_GIVEN INSTRUCTION:_ Reproduce all the lines below exactly and omit the images.

######

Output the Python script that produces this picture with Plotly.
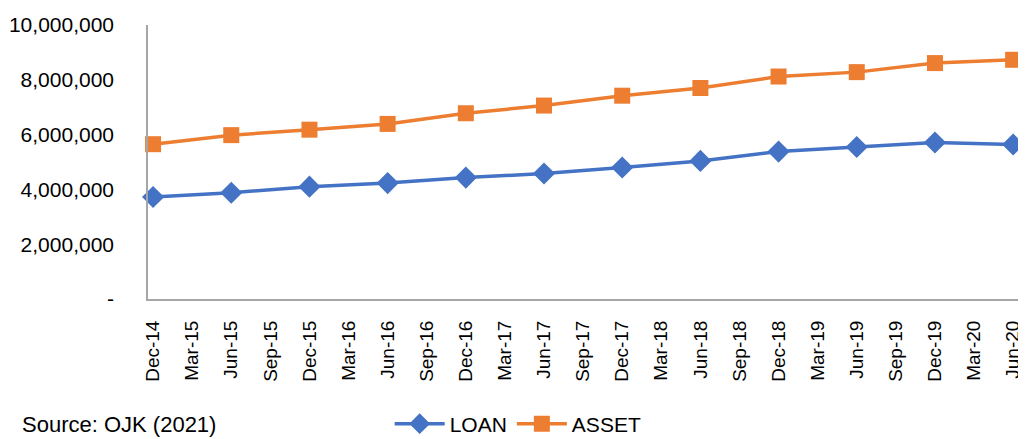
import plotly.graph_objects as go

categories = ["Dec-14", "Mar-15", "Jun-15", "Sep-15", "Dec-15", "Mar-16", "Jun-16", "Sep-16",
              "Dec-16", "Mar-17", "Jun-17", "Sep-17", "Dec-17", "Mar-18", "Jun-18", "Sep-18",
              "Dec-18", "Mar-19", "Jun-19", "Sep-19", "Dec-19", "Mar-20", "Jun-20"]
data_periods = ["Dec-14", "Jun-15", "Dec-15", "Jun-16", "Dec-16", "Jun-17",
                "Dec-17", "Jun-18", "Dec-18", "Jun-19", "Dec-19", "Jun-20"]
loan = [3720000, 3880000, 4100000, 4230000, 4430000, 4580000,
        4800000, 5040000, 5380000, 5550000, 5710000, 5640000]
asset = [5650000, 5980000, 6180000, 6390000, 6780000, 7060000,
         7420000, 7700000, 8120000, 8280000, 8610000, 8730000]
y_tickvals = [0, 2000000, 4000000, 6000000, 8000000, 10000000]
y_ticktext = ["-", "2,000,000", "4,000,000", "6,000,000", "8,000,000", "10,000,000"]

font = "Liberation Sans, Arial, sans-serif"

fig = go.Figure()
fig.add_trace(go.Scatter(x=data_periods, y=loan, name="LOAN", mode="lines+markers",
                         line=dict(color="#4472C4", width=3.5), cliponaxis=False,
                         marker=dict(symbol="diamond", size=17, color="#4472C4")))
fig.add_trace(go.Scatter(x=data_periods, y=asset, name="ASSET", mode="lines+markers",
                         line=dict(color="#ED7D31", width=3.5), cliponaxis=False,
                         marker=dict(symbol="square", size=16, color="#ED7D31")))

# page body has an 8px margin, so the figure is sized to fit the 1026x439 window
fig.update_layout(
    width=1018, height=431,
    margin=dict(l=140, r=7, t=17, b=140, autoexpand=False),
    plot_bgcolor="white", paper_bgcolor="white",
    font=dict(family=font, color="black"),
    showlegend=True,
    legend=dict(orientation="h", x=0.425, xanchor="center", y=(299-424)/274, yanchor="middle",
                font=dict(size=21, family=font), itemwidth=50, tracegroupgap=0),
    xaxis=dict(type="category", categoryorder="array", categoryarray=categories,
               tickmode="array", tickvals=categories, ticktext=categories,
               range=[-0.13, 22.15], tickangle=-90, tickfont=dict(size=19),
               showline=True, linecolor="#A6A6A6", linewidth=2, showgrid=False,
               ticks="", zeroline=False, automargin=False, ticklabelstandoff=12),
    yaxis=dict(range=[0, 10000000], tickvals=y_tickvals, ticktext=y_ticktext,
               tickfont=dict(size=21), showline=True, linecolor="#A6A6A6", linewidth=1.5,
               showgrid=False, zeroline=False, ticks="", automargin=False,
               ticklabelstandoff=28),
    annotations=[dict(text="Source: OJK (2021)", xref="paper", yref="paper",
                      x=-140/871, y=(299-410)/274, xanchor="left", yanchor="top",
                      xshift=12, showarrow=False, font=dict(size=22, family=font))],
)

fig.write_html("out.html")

######

_THE COMPLETED TASK:_
Output the Python script that produces this picture with Plotly.
import plotly.graph_objects as go

categories = ["Dec-14", "Mar-15", "Jun-15", "Sep-15", "Dec-15", "Mar-16", "Jun-16", "Sep-16",
              "Dec-16", "Mar-17", "Jun-17", "Sep-17", "Dec-17", "Mar-18", "Jun-18", "Sep-18",
              "Dec-18", "Mar-19", "Jun-19", "Sep-19", "Dec-19", "Mar-20", "Jun-20"]
data_periods = ["Dec-14", "Jun-15", "Dec-15", "Jun-16", "Dec-16", "Jun-17",
                "Dec-17", "Jun-18", "Dec-18", "Jun-19", "Dec-19", "Jun-20"]
loan = [3720000, 3880000, 4100000, 4230000, 4430000, 4580000,
        4800000, 5040000, 5380000, 5550000, 5710000, 5640000]
asset = [5650000, 5980000, 6180000, 6390000, 6780000, 7060000,
         7420000, 7700000, 8120000, 8280000, 8610000, 8730000]
y_tickvals = [0, 2000000, 4000000, 6000000, 8000000, 10000000]
y_ticktext = ["-", "2,000,000", "4,000,000", "6,000,000", "8,000,000", "10,000,000"]

font = "Liberation Sans, Arial, sans-serif"

fig = go.Figure()
fig.add_trace(go.Scatter(x=data_periods, y=loan, name="LOAN", mode="lines+markers",
                         line=dict(color="#4472C4", width=3.5), cliponaxis=False,
                         marker=dict(symbol="diamond", size=17, color="#4472C4")))
fig.add_trace(go.Scatter(x=data_periods, y=asset, name="ASSET", mode="lines+markers",
                         line=dict(color="#ED7D31", width=3.5), cliponaxis=False,
                         marker=dict(symbol="square", size=16, color="#ED7D31")))

# page body has an 8px margin, so the figure is sized to fit the 1026x439 window
fig.update_layout(
    width=1018, height=431,
    margin=dict(l=140, r=7, t=17, b=140, autoexpand=False),
    plot_bgcolor="white", paper_bgcolor="white",
    font=dict(family=font, color="black"),
    showlegend=True,
    legend=dict(orientation="h", x=0.425, xanchor="center", y=(299-424)/274, yanchor="middle",
                font=dict(size=21, family=font), itemwidth=50, tracegroupgap=0),
    xaxis=dict(type="category", categoryorder="array", categoryarray=categories,
               tickmode="array", tickvals=categories, ticktext=categories,
               range=[-0.13, 22.15], tickangle=-90, tickfont=dict(size=19),
               showline=True, linecolor="#A6A6A6", linewidth=2, showgrid=False,
               ticks="", zeroline=False, automargin=False, ticklabelstandoff=12),
    yaxis=dict(range=[0, 10000000], tickvals=y_tickvals, ticktext=y_ticktext,
               tickfont=dict(size=21), showline=True, linecolor="#A6A6A6", linewidth=1.5,
               showgrid=False, zeroline=False, ticks="", automargin=False,
               ticklabelstandoff=28),
    annotations=[dict(text="Source: OJK (2021)", xref="paper", yref="paper",
                      x=-140/871, y=(299-410)/274, xanchor="left", yanchor="top",
                      xshift=12, showarrow=False, font=dict(size=22, family=font))],
)

fig.write_html("out.html")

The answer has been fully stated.